* Aim
Return all lines that include the string "chart".

* Supplied information
------------------------------

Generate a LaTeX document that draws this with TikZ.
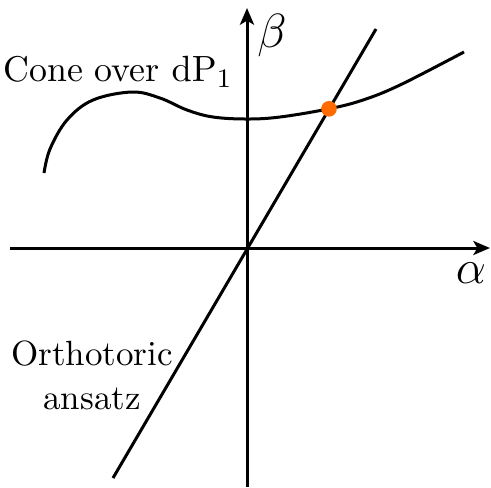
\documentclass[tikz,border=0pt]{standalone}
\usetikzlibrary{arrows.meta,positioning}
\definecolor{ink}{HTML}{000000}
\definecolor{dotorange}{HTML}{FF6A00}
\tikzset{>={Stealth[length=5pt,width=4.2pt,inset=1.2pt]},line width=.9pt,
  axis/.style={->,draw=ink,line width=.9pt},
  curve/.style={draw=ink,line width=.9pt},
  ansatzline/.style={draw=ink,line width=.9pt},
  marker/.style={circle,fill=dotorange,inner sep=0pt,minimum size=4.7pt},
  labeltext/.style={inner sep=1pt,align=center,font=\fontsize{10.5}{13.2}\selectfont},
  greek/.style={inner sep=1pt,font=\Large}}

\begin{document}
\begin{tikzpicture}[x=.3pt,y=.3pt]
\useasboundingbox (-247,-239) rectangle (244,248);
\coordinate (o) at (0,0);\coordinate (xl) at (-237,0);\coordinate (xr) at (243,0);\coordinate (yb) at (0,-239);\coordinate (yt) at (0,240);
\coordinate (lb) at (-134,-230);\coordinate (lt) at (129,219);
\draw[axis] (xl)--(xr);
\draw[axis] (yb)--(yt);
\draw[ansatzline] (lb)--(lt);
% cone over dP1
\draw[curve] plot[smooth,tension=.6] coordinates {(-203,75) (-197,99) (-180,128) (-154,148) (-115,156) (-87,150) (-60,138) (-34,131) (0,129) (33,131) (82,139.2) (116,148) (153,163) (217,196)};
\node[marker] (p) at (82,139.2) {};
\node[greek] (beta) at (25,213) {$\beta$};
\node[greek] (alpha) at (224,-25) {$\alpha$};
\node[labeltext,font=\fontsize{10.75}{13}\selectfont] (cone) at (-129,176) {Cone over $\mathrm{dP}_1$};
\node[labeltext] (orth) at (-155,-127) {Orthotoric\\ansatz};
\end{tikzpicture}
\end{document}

------------------------------

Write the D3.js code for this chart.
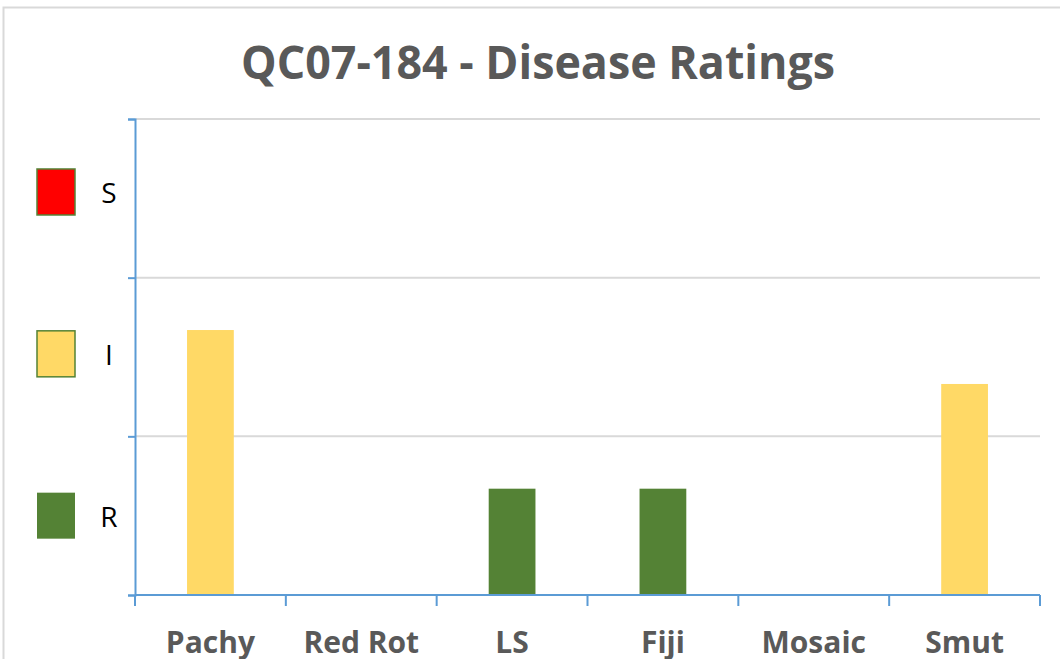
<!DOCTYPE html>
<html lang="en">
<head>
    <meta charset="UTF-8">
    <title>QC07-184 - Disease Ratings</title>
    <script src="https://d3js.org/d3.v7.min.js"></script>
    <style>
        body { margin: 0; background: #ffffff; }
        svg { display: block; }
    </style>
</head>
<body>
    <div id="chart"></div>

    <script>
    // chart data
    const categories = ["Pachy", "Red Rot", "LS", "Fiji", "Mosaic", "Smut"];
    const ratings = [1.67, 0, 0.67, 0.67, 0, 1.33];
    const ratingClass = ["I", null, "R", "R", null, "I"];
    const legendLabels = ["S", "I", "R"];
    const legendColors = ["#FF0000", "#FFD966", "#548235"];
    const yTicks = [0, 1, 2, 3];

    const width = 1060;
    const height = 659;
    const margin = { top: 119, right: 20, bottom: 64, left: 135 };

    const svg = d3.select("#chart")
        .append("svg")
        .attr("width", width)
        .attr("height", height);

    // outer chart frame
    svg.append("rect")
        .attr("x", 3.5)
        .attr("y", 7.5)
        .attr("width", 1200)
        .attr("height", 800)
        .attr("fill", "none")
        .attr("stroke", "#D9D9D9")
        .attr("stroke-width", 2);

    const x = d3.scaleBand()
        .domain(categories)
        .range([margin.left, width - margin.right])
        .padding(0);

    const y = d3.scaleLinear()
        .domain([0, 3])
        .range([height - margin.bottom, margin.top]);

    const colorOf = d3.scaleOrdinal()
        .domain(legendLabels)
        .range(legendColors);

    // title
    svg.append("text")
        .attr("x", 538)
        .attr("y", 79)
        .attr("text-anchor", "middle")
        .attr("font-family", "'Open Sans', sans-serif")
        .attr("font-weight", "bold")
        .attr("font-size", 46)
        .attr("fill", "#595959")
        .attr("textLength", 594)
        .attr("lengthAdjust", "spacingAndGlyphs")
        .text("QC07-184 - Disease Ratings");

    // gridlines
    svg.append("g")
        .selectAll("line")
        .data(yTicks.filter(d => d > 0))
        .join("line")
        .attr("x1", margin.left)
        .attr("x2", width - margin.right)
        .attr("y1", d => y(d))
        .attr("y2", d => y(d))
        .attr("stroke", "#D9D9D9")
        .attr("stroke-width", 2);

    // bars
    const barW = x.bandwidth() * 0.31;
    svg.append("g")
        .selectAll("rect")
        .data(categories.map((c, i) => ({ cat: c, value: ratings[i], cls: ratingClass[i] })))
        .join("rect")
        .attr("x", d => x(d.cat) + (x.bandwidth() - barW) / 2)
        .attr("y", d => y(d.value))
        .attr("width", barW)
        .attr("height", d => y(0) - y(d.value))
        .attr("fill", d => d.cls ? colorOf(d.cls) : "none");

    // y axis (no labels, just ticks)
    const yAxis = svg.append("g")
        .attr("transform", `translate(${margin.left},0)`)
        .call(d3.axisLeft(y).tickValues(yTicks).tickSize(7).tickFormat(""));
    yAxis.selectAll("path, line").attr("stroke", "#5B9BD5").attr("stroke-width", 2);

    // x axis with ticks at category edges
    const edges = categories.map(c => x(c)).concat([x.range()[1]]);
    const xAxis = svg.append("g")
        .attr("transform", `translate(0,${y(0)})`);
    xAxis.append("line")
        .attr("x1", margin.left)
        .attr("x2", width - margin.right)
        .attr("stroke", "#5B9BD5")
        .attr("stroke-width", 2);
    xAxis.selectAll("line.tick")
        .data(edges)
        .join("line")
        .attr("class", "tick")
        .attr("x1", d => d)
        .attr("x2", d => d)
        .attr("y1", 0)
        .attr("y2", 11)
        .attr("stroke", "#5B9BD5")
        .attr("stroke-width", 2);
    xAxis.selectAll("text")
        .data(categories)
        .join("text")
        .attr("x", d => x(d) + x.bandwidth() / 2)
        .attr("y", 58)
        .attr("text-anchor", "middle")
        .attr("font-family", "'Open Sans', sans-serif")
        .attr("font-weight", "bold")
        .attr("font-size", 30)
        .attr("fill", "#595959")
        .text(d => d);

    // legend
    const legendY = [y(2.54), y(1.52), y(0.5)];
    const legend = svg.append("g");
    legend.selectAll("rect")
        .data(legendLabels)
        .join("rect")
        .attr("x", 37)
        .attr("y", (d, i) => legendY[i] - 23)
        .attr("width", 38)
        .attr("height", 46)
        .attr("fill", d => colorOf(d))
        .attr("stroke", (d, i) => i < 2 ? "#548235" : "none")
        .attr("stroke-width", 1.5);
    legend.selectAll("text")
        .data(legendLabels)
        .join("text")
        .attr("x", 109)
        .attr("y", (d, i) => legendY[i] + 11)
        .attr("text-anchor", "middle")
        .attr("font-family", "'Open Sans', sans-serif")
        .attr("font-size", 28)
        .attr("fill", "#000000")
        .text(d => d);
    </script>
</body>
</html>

------------------------------

* Full output
Write the D3.js code for this chart.
    <div id="chart"></div>
    // chart data
    const svg = d3.select("#chart")
    // outer chart frame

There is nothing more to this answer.